The recently enacted U.S. GENIUS Act establishes federal rules for dollar-backed stablecoins, prompting major financial institutions like Bank of America, JPMorgan, and Citigroup to explore launching their own. While this law aims to facilitate broader crypto usage for payments, experts caution that significant hurdles persist, including lengthy deployment processes, new compliance costs for non-banks, and complex decisions regarding blockchain infrastructure and bank capital requirements. Moreover, the law's full impact is years away as federal regulators still need to issue detailed rules to fill existing gaps, indicating that the path to widespread stablecoin adoption remains complex despite the new framework.

Analysis

The enactment of the U.S. GENIUS Act establishes the first federal regulatory framework for stablecoins, catalyzing interest from major financial institutions including Bank of America (BAC), Citigroup (C), and JPMorgan (JPM) to develop proprietary dollar-backed tokens.

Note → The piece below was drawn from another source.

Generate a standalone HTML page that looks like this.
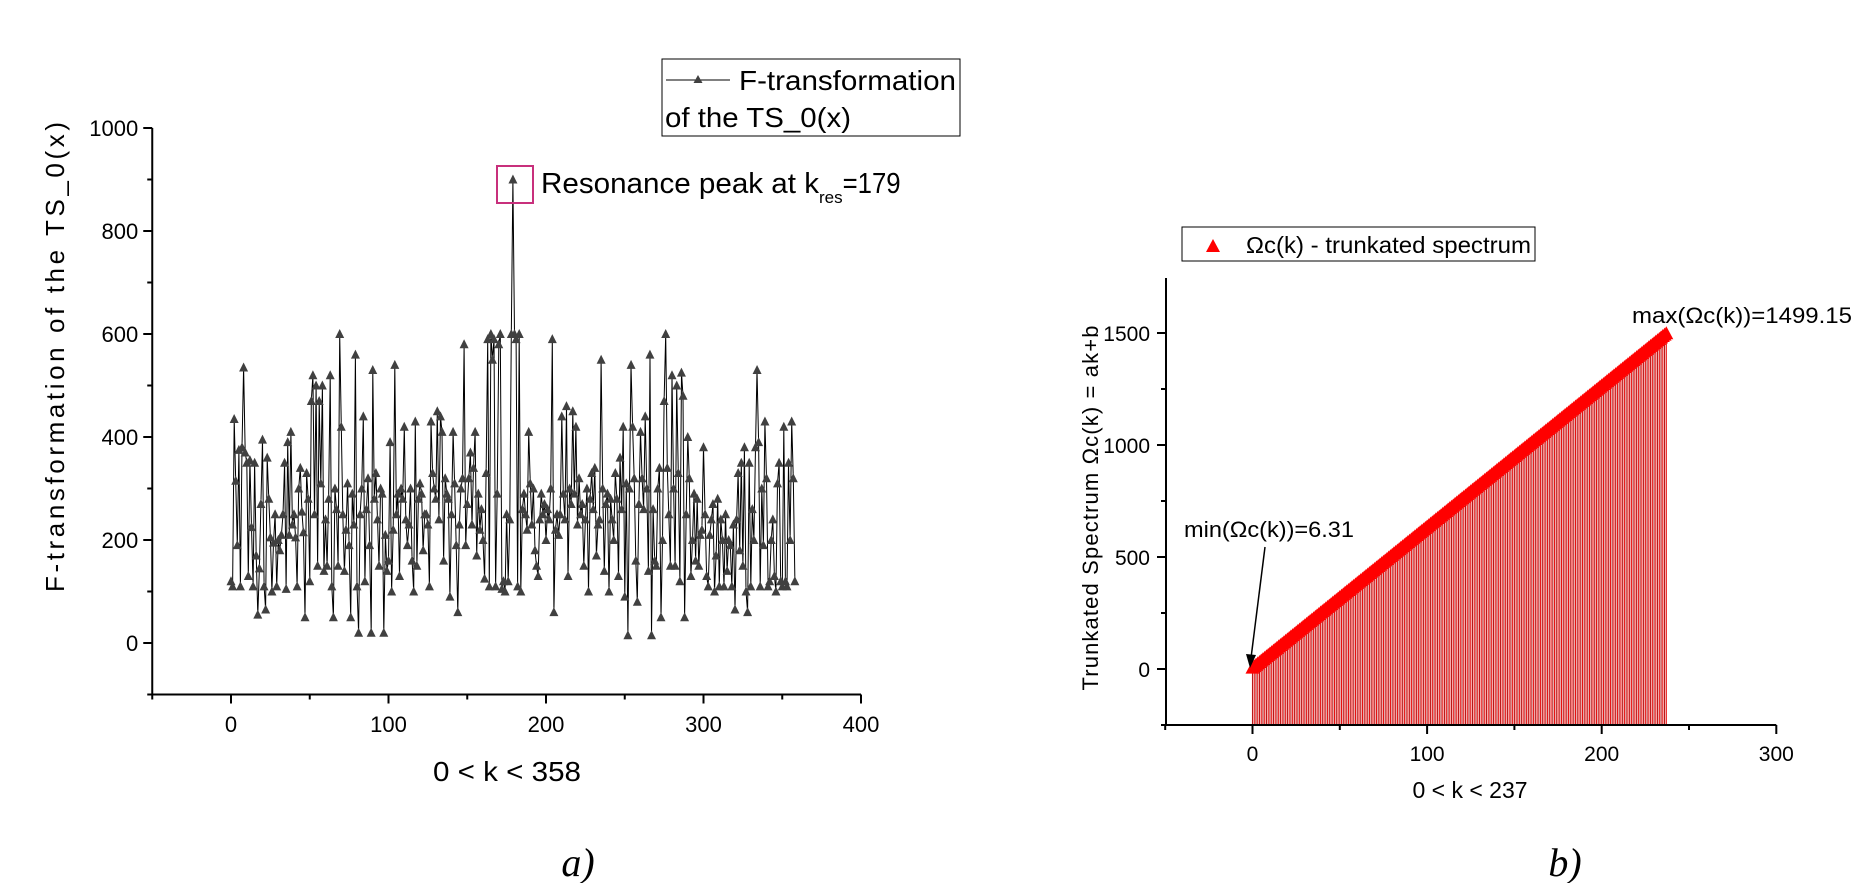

This legislation aims to integrate digital assets into mainstream payments by leveraging their potential for instant settlement, particularly for cross-border transactions. However, the path to adoption is complex and distant. The article highlights significant hurdles, including the strategic decision between building a new stablecoin versus integrating an existing one like Circle's USDC, and the technical choice between public, permissionless blockchains and private, permissioned networks favored by banks for control. Furthermore, while banks possess a competitive advantage due to their established AML and KYC compliance programs, they face unique challenges concerning how stablecoin holdings will impact liquidity and capital requirements under prudential regulations. The law's full implementation is expected to take several years, as it awaits critical rulemaking from the Treasury and the OCC to address existing gaps, indicating a prolonged and cautious transition rather than an immediate market shift.